Back to the land! It’s been a rallying cry at various points in history since the Industrial Revolution. When modern life oppresses, when the city gets too much, we look for a rural solution. Several houses are currently for sale on my London street, their owners hoping to find more space and serenity in the countryside. They’re gambling that the Working from Home revolution is permanent, that they won’t get summoned back to the office.
This generation of city leavers is the latest in a long line of refuseniks. In the 1870s, in Fors Clavigera—a series of letters addressed to British workmen—John Ruskin proposed a mass return to nature. “We will try to take some small piece of English ground, beautiful, peaceful and fruitful. We will have no steam-engines upon it, and no railroads; we will have no untended or unthought-of creatures on it; none wretched, but the sick; none idle, but the dead… we will have plenty of flowers and vegetables... we will have some music and poetry; the children will learn to dance to it and sing it.”
A hundred years later, Americans disenchanted by Watergate, by the war in Vietnam and the misery of crime-ridden cities, headed for the fields and woods. They built their own homes, learned animal husbandry, how to make butter and keep a stockpile. Some grouped together in communes and experimented with free love.
I was thinking of these pioneers as I milled the spelt I needed to make sourdough bread the other day. True story—but when I say “milled,” perhaps I should explain that this was at my local plastic-free, bulk foods shop. They had run out of spelt flour so directed me to an electric grinder which I could use to produce my own. All I had to do was pour in the spelt grains and press a button, but still, for a few minutes I felt like an actual miller. Just as Harry and Meghan may feel like actual farmers when they take Archie out to feed the hens. Even Marie Antoinette famously liked to milk a cow from time to time, to keep her hand in.
Lockdown has made nature enthusiasts of us all, not least because there has been almost nothing else to feel enthusiastic about over the last 18 months. But the urge to spend more time in nature was growing even before Covid struck. Rewilding initiatives have been gathering pace over the last ten years. Community gardens are springing up in cities across the country, with the largest concentration in London. Meanwhile urban gardening activists—who seize on any tiny plot of neglected land for illicit cultivation—are now so respectable that the organisation Guerrilla Gardening has teamed up with the department store Liberty to produce a lavender pillow. One design featured an elephant and castle, a nod to the provenance of the lavender inside it.

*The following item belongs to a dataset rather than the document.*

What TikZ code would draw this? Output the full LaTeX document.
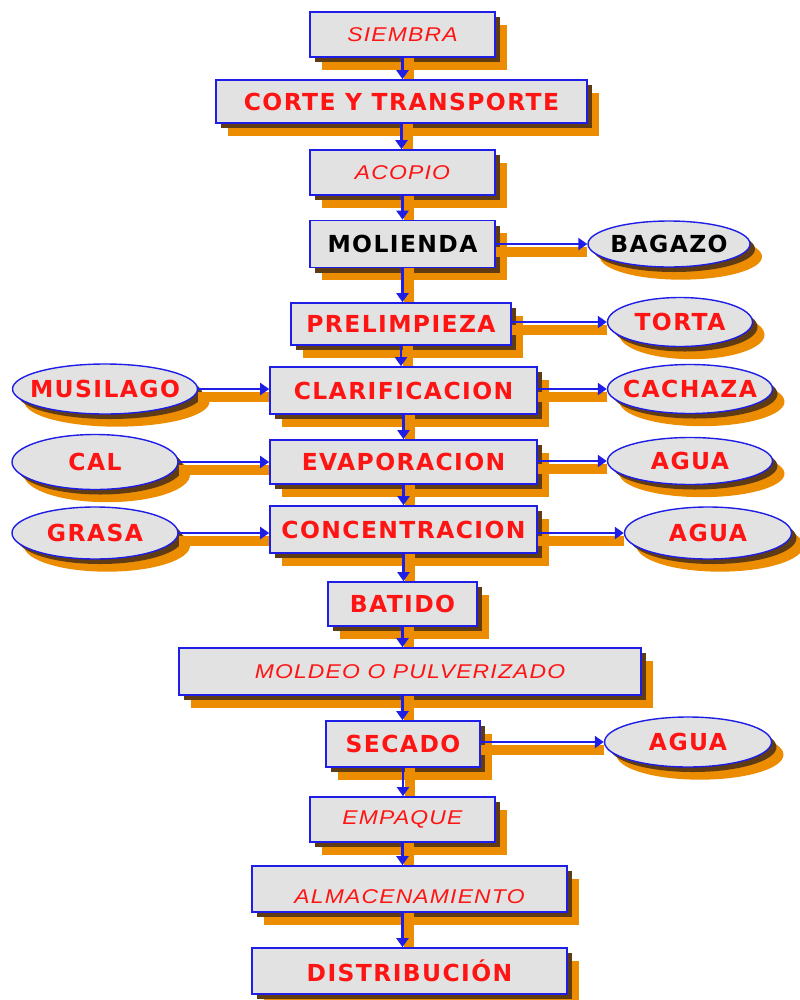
\documentclass[tikz,border=0pt]{standalone}
\usepackage{fontspec}
\usepackage{tikz}
\usetikzlibrary{shapes.geometric,arrows.meta,positioning,shadows}
\newfontfamily\stepbold{DejaVu Sans}[BoldFont={DejaVu Sans Bold}, BoldFeatures={LetterSpace=6}]
\newfontfamily\stepital{Liberation Sans}[LetterSpace=6, FakeStretch=1.15]
\definecolor{boxgrey}{RGB}{226,226,226}
\definecolor{boxblue}{RGB}{30,30,230}
\definecolor{txtred}{RGB}{255,20,20}
\definecolor{shadorange}{RGB}{236,140,0}
\definecolor{shaddark}{RGB}{95,60,20}

\begin{document}
\begin{tikzpicture}[x=0.03cm, y=-0.03cm,
    proc/.style={rectangle, draw=boxblue, line width=1.4pt, fill=boxgrey,
        inner sep=0pt, text=txtred,
        drop shadow={shadow xshift=0.36cm, shadow yshift=-0.38cm, fill=shadorange, opacity=1},
        drop shadow={shadow xshift=0.15cm, shadow yshift=-0.15cm, fill=shaddark, opacity=1}},
    boldtxt/.style={font=\stepbold\bfseries\fontsize{20}{23}\selectfont},
    italtxt/.style={font=\stepital\itshape\fontsize{17}{20}\selectfont},
    resid/.style={ellipse, draw=boxblue, line width=1.2pt, fill=boxgrey,
        inner xsep=-1.2cm, inner ysep=-0.3cm, text=txtred,
        font=\stepbold\bfseries\fontsize{20}{23}\selectfont,
        drop shadow={shadow xshift=0.36cm, shadow yshift=-0.38cm, fill=shadorange, opacity=1},
        drop shadow={shadow xshift=0.15cm, shadow yshift=-0.15cm, fill=shaddark, opacity=1}},
    arr/.style={-{Triangle[length=0.27cm, width=0.36cm]}, line width=1.8pt, boxblue},
    varr/.style={arr, preaction={draw=shadorange, line width=0.3cm, -,
        transform canvas={xshift=0.2cm}}},
    harr/.style={arr, preaction={draw=shadorange, line width=0.3cm, -,
        transform canvas={yshift=-0.25cm}}}
]
    \useasboundingbox (0,0) rectangle (799,1000);

    % main process chain
    \node[proc, italtxt, minimum width=5.55cm, minimum height=1.35cm] (siembra) at (402.5,34.5) {SIEMBRA};
    \node[proc, boldtxt, minimum width=11.13cm, minimum height=1.29cm] (corte) at (401.5,101.5) {CORTE Y TRANSPORTE};
    \node[proc, italtxt, minimum width=5.55cm, minimum height=1.35cm] (acopio) at (402.5,172.5) {ACOPIO};
    \node[proc, boldtxt, text=black, minimum width=5.55cm, minimum height=1.41cm] (molienda) at (402.5,244) {MOLIENDA};
    \node[proc, boldtxt, minimum width=6.6cm, minimum height=1.26cm] (prelimp) at (401,324) {PRELIMPIEZA};
    \node[proc, boldtxt, minimum width=8.01cm, minimum height=1.41cm] (clarif) at (403.5,390.5) {CLARIFICACION};
    \node[proc, boldtxt, minimum width=8.01cm, minimum height=1.32cm] (evap) at (403.5,462) {EVAPORACION};
    \node[proc, boldtxt, minimum width=8.01cm, minimum height=1.41cm] (concen) at (403.5,529.5) {CONCENTRACION};
    \node[proc, boldtxt, minimum width=4.47cm, minimum height=1.32cm] (batido) at (402.5,604) {BATIDO};
    \node[proc, italtxt, minimum width=13.86cm, minimum height=1.41cm] (moldeo) at (410,671.5) {MOLDEO O PULVERIZADO};
    \node[proc, boldtxt, minimum width=4.62cm, minimum height=1.38cm] (secado) at (403,744) {SECADO};
    \node[proc, italtxt, minimum width=5.55cm, minimum height=1.35cm] (empaque) at (402.5,819.5) {EMPAQUE};
    \node[proc, italtxt, minimum width=9.45cm, minimum height=1.38cm] (almacen) at (409.5,889) {\raisebox{-0.42cm}[0pt][0pt]{ALMACENAMIENTO}};
    \node[proc, boldtxt, minimum width=9.45cm, minimum height=1.38cm] (distrib) at (409.5,971) {DISTRIBUCIÓN};

    % inputs and residues
    \node[resid, text=black, minimum width=4.86cm, minimum height=1.38cm] (bagazo) at (669,244) {BAGAZO};
    \node[resid, minimum width=4.35cm, minimum height=1.47cm] (torta) at (680,322) {TORTA};
    \node[resid, minimum width=5.55cm, minimum height=1.5cm] (musilago) at (105,389) {MUSILAGO};
    \node[resid, minimum width=4.95cm, minimum height=1.47cm] (cachaza) at (690,389) {CACHAZA};
    \node[resid, minimum width=4.98cm, minimum height=1.65cm] (cal) at (95,462) {CAL};
    \node[resid, minimum width=4.95cm, minimum height=1.41cm] (aguaevap) at (690,461) {AGUA};
    \node[resid, minimum width=4.98cm, minimum height=1.56cm] (grasa) at (95,533) {GRASA};
    \node[resid, minimum width=5.01cm, minimum height=1.56cm] (aguaconc) at (708,533) {AGUA};
    \node[resid, minimum width=5.01cm, minimum height=1.5cm] (aguasec) at (688,742) {AGUA};

    % vertical flow
    \draw[varr] (siembra.south) -- (siembra.south |- corte.north);
    \draw[varr] (corte.south) -- (corte.south |- acopio.north);
    \draw[varr] (acopio.south) -- (acopio.south |- molienda.north);
    \draw[varr] (molienda.south) -- (molienda.south |- prelimp.north);
    \draw[varr] (prelimp.south) -- (prelimp.south |- clarif.north);
    \draw[varr] (clarif.south) -- (clarif.south |- evap.north);
    \draw[varr] (evap.south) -- (evap.south |- concen.north);
    \draw[varr] (concen.south) -- (concen.south |- batido.north);
    \draw[varr] (batido.south) -- (batido.south |- moldeo.north);
    \draw[varr] (batido.south |- moldeo.south) -- (batido.south |- secado.north);
    \draw[varr] (secado.south) -- (secado.south |- empaque.north);
    \draw[varr] (empaque.south) -- (empaque.south |- almacen.north);
    \draw[varr] (empaque.south |- almacen.south) -- (empaque.south |- distrib.north);

    % side streams
    \draw[harr] (molienda.east) -- (molienda.east -| bagazo.west);
    \draw[harr] (prelimp.east |- torta.west) -- (torta.west);
    \draw[harr] (musilago.east) -- (musilago.east -| clarif.west);
    \draw[harr] (clarif.east |- cachaza.west) -- (cachaza.west);
    \draw[harr] (cal.east) -- (cal.east -| evap.west);
    \draw[harr] (evap.east |- aguaevap.west) -- (aguaevap.west);
    \draw[harr] (grasa.east) -- (grasa.east -| concen.west);
    \draw[harr] (concen.east |- aguaconc.west) -- (aguaconc.west);
    \draw[harr] (secado.east |- aguasec.west) -- (aguasec.west);
\end{tikzpicture}
\end{document}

For several years I’ve volunteered at a community garden on Clapham Common. We grow vegetables and plants in a communal plot and sell them at the weekends for donations which are then invested back into the garden. This year, for the first time, we have grapes and peaches. People gasp at the size of our marrows. The leftover produce gets turned into jams and chutneys that are also made communally. Sometimes we sit down for lunch together at the trestle table—eating the produce we ourselves have planted and grown. Recently, sitting between a PhD student who’s working on cell regeneration and a retired expert in international aid, I remember thinking this was better than any dinner party. Here, on an admittedly very small scale, is the community experience that the hippies were rushing to create in the 1970s. We work together, and we talk about life, politics and food. Our plot is close to the bandstand—where a vigil for Sarah Everard became the focus of national attention earlier this year—and to an encampment of anti-vaxxers that has recently dispersed. Right outside our gate is the mobile Covid testing unit.
There’s no denying we’re in the middle of London; looking up from weeding a bed of kale or beetroot, I can see the Shard and Battersea Power Station, And yet it does feel bucolic here, on a sunny day. The common caters admirably for a diverse population. A wooded area 100 yards away is officially designated a Public Sex Environment after dark. In the other direction is a “mud club” where children use old pots and pans to serve up mud pies. Sometimes I wonder if we gardeners are not so different from the children. But our food is—nearly always—more palatable than a mud pie.
I was brought up on a farm and couldn’t wait to leave it. The bright lights drew me to London but now I miss the dark skies of the countryside. “Back to the land” isn’t an option for me at the moment, but I get a taste of it, on Saturday mornings, midway between Mud Club and the PSE.